Alguns modelos permitem
brincar com o formato da imagem. Achatam personagens alongando o quadro de forma a atingir
as proporções de cinema. Há um
zoom não muito dirigido, mas
um zoom. É possível assistir mais
de um canal ao mesmo tempo, ver
pequenos replays, fazer câmera
lenta etc.
Design moderno e funções sofisticadas, os televisores vão ganhando funções simples de edição. Mas vão também se aproximando formalmente da idéia original de tela, o suporte da pintura,
o quadro emoldurado na parede.
As TVs atuais parecem querer
enobrecer aquele aparelho que o
velho Fellini, ironicamente, classificava como um eletrodoméstico.
A tela plana tornou praticamente
obsoleta a boa forma convexa,
substituindo-a por linhas retas,
elegantes e afiadas.
Os aparelhos "widescreen" prometem superar o formato quadrado da TV convencional
-mesmo que ainda sejam poucos os programas transmitidos
nas proporções adequadas.
As telas de plasma, leves painéis
pouco espessos talvez representem o auge nessa trajetória. A
imagem que esses aparelhos do
futuro transmitem é nítida. Elegantemente dependurados na parede, esses televisores fazem às vezes de quadros que interrompem
e iluminam paredes, transmitindo a sensação de transparência.

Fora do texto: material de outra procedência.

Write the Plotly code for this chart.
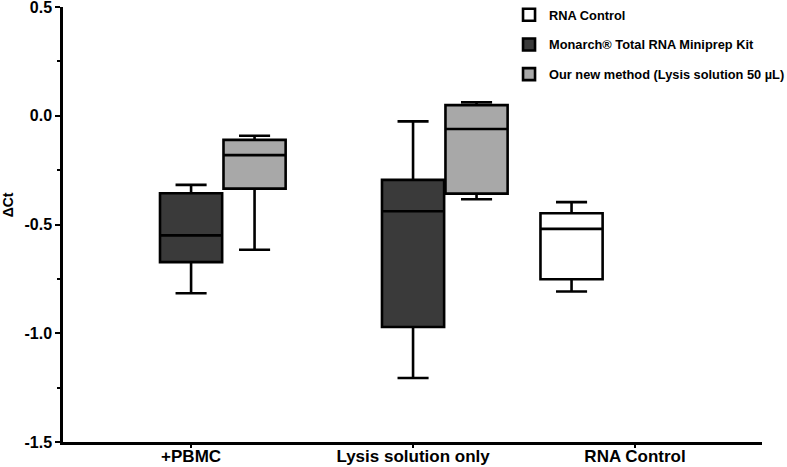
import plotly.graph_objects as go

# ---- data ----
categories = ["+PBMC", "Lysis solution only", "RNA Control"]

monarch_name = "Monarch® Total RNA Miniprep Kit"
monarch_lower = [-0.816, -1.206]
monarch_q1 = [-0.673, -0.971]
monarch_median = [-0.550, -0.439]
monarch_q3 = [-0.356, -0.295]
monarch_upper = [-0.318, -0.026]

new_name = "Our new method (Lysis solution 50 µL)"
new_lower = [-0.616, -0.384]
new_q1 = [-0.335, -0.358]
new_median = [-0.181, -0.061]
new_q3 = [-0.111, 0.049]
new_upper = [-0.092, 0.062]

ctrl_name = "RNA Control"
ctrl_lower = [-0.808]
ctrl_q1 = [-0.752]
ctrl_median = [-0.520]
ctrl_q3 = [-0.448]
ctrl_upper = [-0.397]

y_tickvals = [-1.5, -1.0, -0.5, 0.0, 0.5]
y_ticktext = ["-1.5", "-1.0", "-0.5", "0.0", "0.5"]

# ---- styling / layout ----
FONT = "Liberation Sans, Arial, Helvetica, sans-serif"
BOX_W = 0.28
OFFSET = 0.286
LINE = dict(color="black", width=2.6)

fig = go.Figure()

fig.add_trace(go.Box(
    name=ctrl_name, x=[2 - OFFSET],
    q1=ctrl_q1, median=ctrl_median, q3=ctrl_q3,
    lowerfence=ctrl_lower, upperfence=ctrl_upper,
    width=BOX_W, whiskerwidth=0.5, boxpoints=False,
    fillcolor="white", line=LINE, legendgroup="a",
))
fig.add_trace(go.Box(
    name=monarch_name, x=[0, 1],
    q1=monarch_q1, median=monarch_median, q3=monarch_q3,
    lowerfence=monarch_lower, upperfence=monarch_upper,
    width=BOX_W, whiskerwidth=0.5, boxpoints=False,
    fillcolor="#3a3a3a", line=LINE, legendgroup="b",
))
fig.add_trace(go.Box(
    name=new_name, x=[0 + OFFSET, 1 + OFFSET],
    q1=new_q1, median=new_median, q3=new_q3,
    lowerfence=new_lower, upperfence=new_upper,
    width=BOX_W, whiskerwidth=0.5, boxpoints=False,
    fillcolor="#a8a8a8", line=LINE, legendgroup="c",
))

fig.update_layout(
    width=787, height=467,
    margin=dict(l=63, r=25, t=7, b=25, autoexpand=False),
    paper_bgcolor="white", plot_bgcolor="white",
    boxmode="overlay",
    font=dict(family=FONT, color="black"),
    showlegend=True,
    legend=dict(
        xref="container", yref="container",
        x=0.6468, y=1.0, xanchor="left", yanchor="top",
        font=dict(family=FONT, size=12.8, weight="bold", color="black"),
        tracegroupgap=10, bgcolor="rgba(0,0,0,0)",
    ),
    annotations=[dict(
        text="ΔCt", xref="paper", yref="paper",
        x=-0.0775, y=0.546, xanchor="center", yanchor="middle",
        textangle=-90, showarrow=False,
        font=dict(family=FONT, size=14, weight="bold", color="black"),
    )],
)

fig.update_xaxes(
    range=[-0.577, 2.572], automargin=False,
    tickvals=[0, 1, 2], ticktext=categories,
    ticks="outside", ticklen=3, tickwidth=2, tickcolor="black",
    ticklabelstandoff=-6,
    showline=True, linewidth=2.5, linecolor="black",
    showgrid=False, zeroline=False,
    tickfont=dict(family=FONT, size=17, weight="bold", color="black"),
)
fig.update_yaxes(
    range=[-1.5, 0.5], automargin=False, ticklabeloverflow="allow",
    tickvals=y_tickvals, ticktext=y_ticktext,
    ticks="outside", ticklen=5, tickwidth=2, tickcolor="black",
    minor=dict(dtick=0.25, tick0=0, ticks="outside", ticklen=3, tickwidth=2, tickcolor="black", showgrid=False),
    showline=True, linewidth=2.5, linecolor="black",
    showgrid=False, zeroline=False,
    tickfont=dict(family=FONT, size=16, weight="bold", color="black"),
)

fig.write_html("out.html")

Com aparelhos modernos, a TV
se esmera em realizar o apelo que
as pinturas pré-perspectiva já
prometiam e que os primeiros
manuais de televisores americanos na década de 50 renovaram:
"uma janela para o mundo".
Infelizmente o aprimoramento
dos aparelhos contrasta com a
mesmice da programação. A pretensão do invólucro trai a despretensão do conteúdo. Na posição
de telespectadores, fazemos o que
podemos. O investimento em
aparelhos novos aguça as exigências dos sentidos.
O verão está cheio de tentativas.
Dezembro foi recheado de balões
de ensaio. Janeiro começou pleno
de estréias. Há exceções, como o
quadro de Regina Casé sobre São
Paulo no "Fantástico" (o último
vai ao ar no próximo domingo,
aniversário da cidade). Mas entre
"reality shows", programas de auditório, minisséries e seriados, infelizmente há pouca coragem de
investir em novos formatos de
qualidade. Seria bom se no novo
ano a produção de conteúdo
acompanhasse o ímpeto das renovações tecnológicas.